[BEGIN Items]
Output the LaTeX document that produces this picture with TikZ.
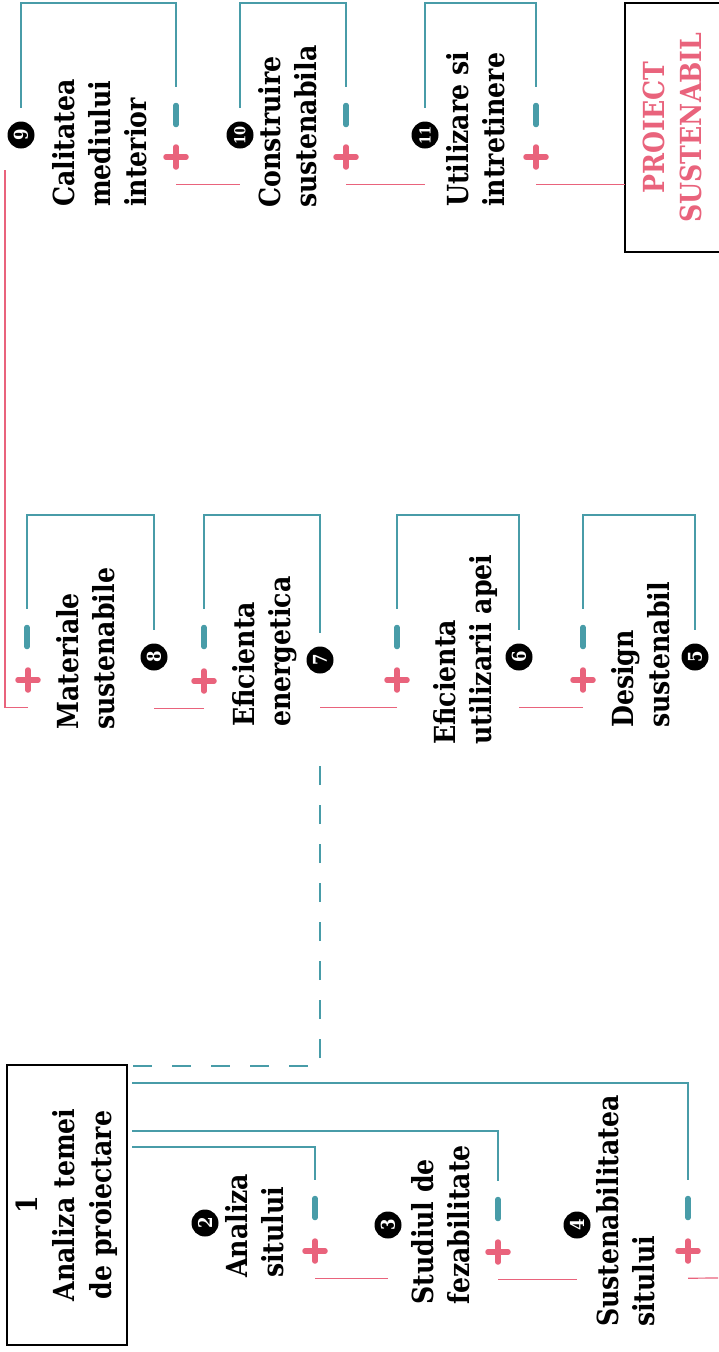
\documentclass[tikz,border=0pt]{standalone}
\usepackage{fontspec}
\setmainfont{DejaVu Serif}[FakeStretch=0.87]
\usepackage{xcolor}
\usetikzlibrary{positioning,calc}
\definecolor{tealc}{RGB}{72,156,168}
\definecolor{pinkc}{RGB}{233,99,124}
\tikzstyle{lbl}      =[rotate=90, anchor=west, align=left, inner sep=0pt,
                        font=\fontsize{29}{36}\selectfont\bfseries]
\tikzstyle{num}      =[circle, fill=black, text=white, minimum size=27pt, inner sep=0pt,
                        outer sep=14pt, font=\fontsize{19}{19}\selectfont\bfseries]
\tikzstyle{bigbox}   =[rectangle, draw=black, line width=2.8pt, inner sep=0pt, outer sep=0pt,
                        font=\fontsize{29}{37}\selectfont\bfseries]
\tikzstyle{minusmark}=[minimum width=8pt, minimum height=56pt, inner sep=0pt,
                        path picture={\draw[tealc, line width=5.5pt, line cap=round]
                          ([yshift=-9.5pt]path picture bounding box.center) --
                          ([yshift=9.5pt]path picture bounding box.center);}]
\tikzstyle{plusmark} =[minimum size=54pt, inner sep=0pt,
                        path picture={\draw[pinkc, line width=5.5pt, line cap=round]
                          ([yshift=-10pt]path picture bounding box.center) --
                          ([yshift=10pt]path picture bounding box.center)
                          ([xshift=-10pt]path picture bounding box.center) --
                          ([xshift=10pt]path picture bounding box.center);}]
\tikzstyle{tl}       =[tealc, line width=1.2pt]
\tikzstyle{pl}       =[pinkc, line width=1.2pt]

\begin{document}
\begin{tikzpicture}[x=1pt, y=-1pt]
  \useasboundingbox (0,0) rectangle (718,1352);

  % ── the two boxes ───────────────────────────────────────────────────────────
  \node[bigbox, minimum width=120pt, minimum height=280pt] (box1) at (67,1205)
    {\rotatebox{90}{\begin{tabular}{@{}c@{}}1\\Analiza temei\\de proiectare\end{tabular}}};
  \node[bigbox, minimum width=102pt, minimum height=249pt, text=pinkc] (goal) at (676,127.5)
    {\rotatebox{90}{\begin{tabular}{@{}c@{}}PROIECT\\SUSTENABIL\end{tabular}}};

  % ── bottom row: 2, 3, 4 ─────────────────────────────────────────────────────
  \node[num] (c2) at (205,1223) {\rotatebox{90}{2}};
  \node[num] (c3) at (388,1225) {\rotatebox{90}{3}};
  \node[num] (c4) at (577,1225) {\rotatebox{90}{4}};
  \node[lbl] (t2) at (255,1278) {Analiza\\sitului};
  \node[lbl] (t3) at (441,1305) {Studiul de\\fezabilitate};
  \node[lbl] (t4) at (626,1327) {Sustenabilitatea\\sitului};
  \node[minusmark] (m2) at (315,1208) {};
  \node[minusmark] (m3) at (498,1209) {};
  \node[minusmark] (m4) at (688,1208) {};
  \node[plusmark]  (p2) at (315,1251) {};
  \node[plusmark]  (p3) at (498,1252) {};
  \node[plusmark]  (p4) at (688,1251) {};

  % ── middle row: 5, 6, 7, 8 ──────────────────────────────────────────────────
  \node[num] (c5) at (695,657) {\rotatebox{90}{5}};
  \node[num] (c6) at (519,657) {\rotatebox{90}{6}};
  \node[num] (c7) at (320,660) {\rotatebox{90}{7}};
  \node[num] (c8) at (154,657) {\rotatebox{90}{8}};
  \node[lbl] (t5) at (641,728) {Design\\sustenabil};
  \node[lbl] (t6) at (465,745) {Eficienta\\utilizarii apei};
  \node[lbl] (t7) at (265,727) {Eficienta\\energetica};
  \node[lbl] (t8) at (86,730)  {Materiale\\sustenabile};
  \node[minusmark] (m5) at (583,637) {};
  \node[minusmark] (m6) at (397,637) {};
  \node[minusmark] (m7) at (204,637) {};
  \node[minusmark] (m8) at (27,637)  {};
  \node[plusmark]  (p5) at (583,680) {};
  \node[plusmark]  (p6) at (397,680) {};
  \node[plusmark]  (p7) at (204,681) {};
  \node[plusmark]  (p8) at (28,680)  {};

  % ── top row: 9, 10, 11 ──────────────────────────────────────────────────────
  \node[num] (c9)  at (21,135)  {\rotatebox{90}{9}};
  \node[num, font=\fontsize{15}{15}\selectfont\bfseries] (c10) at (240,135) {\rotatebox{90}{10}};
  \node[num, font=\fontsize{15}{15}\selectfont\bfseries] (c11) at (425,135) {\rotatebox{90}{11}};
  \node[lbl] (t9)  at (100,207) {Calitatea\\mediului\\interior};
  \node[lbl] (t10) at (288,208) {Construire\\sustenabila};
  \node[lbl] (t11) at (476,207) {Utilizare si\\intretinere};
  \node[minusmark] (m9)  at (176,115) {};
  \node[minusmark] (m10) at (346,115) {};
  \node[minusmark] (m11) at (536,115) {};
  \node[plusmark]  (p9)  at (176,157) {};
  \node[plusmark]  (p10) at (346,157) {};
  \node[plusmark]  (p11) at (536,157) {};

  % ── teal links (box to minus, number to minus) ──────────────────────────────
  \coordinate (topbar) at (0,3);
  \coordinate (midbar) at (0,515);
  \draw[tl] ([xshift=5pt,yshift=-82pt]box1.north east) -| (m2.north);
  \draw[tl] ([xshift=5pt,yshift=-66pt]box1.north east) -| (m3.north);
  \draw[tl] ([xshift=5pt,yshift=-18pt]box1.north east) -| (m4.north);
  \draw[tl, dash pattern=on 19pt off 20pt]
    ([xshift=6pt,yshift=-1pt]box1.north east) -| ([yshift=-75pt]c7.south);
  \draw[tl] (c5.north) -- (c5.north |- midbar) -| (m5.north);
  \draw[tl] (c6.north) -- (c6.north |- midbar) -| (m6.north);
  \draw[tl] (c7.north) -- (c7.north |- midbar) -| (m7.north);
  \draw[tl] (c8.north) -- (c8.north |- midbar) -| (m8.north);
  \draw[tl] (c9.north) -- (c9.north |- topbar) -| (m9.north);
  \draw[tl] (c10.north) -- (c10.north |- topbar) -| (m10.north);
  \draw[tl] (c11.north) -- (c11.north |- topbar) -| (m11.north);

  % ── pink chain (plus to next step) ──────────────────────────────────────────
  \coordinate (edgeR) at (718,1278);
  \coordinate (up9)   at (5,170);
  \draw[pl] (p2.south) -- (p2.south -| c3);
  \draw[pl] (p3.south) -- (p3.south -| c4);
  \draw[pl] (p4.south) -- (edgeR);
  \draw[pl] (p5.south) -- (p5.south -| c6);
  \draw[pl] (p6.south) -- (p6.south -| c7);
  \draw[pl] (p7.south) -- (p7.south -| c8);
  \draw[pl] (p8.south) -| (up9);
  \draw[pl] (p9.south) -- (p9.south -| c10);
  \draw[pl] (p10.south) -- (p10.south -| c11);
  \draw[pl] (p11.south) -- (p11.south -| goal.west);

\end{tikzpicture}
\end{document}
[END Items]
[BEGIN Items]
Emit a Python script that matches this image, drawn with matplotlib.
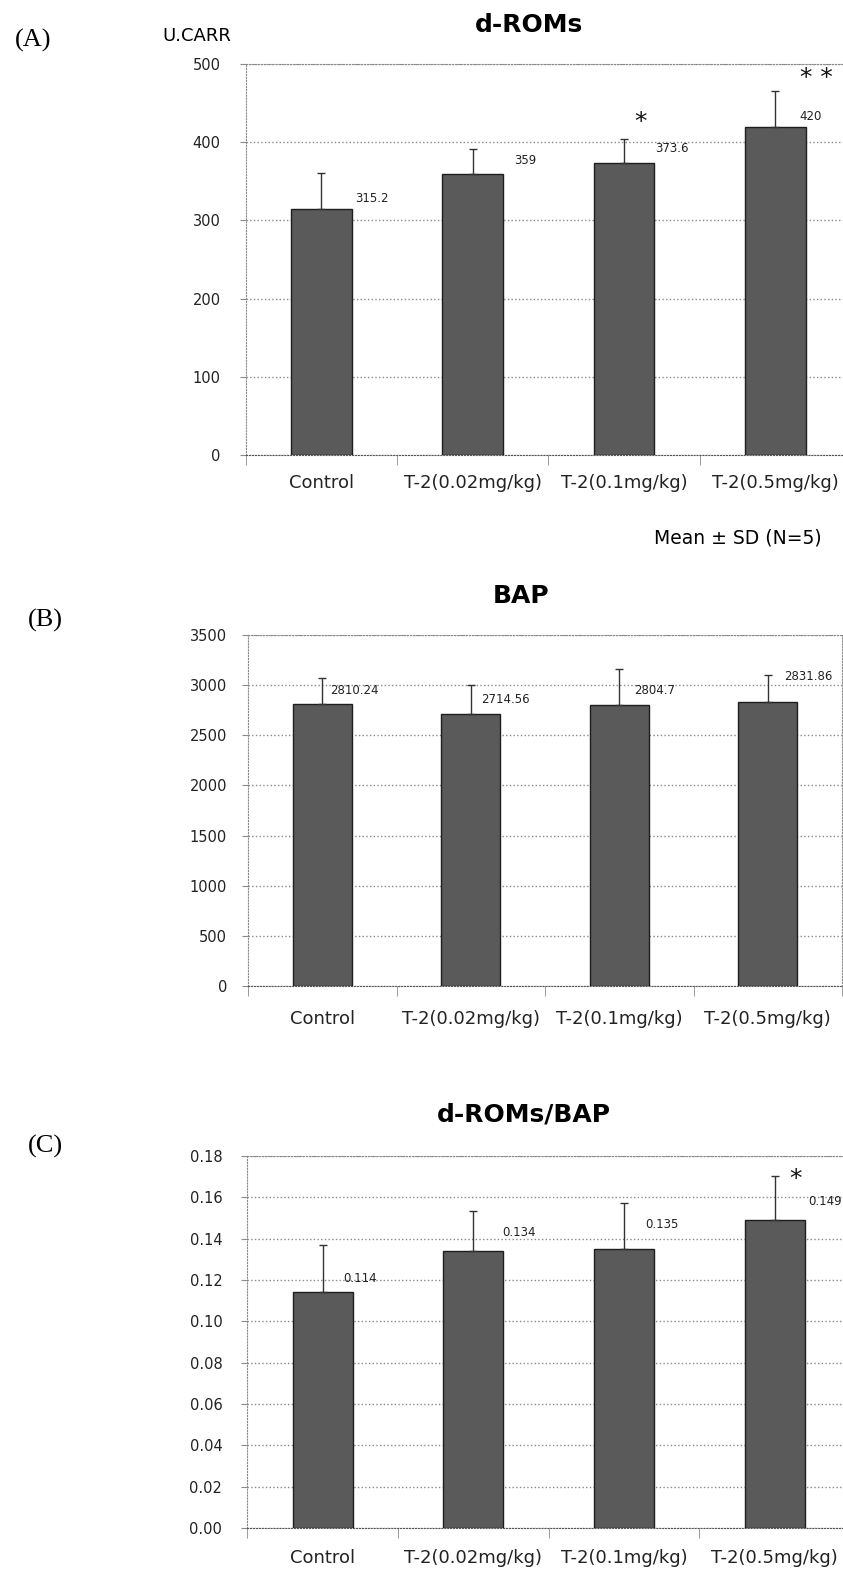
[END Items]
■ **Problem details**
Restate word for word the lines that begin at the one with "Output the LaTeX" and end at the one with "(0,0) rectangle (718,1352);", including both, and leave every picture aside.

■ **Exercise result**
Output the LaTeX document that produces this picture with TikZ.
\documentclass[tikz,border=0pt]{standalone}
\usepackage{fontspec}
\setmainfont{DejaVu Serif}[FakeStretch=0.87]
\usepackage{xcolor}
\usetikzlibrary{positioning,calc}
\definecolor{tealc}{RGB}{72,156,168}
\definecolor{pinkc}{RGB}{233,99,124}
\tikzstyle{lbl}      =[rotate=90, anchor=west, align=left, inner sep=0pt,
                        font=\fontsize{29}{36}\selectfont\bfseries]
\tikzstyle{num}      =[circle, fill=black, text=white, minimum size=27pt, inner sep=0pt,
                        outer sep=14pt, font=\fontsize{19}{19}\selectfont\bfseries]
\tikzstyle{bigbox}   =[rectangle, draw=black, line width=2.8pt, inner sep=0pt, outer sep=0pt,
                        font=\fontsize{29}{37}\selectfont\bfseries]
\tikzstyle{minusmark}=[minimum width=8pt, minimum height=56pt, inner sep=0pt,
                        path picture={\draw[tealc, line width=5.5pt, line cap=round]
                          ([yshift=-9.5pt]path picture bounding box.center) --
                          ([yshift=9.5pt]path picture bounding box.center);}]
\tikzstyle{plusmark} =[minimum size=54pt, inner sep=0pt,
                        path picture={\draw[pinkc, line width=5.5pt, line cap=round]
                          ([yshift=-10pt]path picture bounding box.center) --
                          ([yshift=10pt]path picture bounding box.center)
                          ([xshift=-10pt]path picture bounding box.center) --
                          ([xshift=10pt]path picture bounding box.center);}]
\tikzstyle{tl}       =[tealc, line width=1.2pt]
\tikzstyle{pl}       =[pinkc, line width=1.2pt]

\begin{document}
\begin{tikzpicture}[x=1pt, y=-1pt]
  \useasboundingbox (0,0) rectangle (718,1352);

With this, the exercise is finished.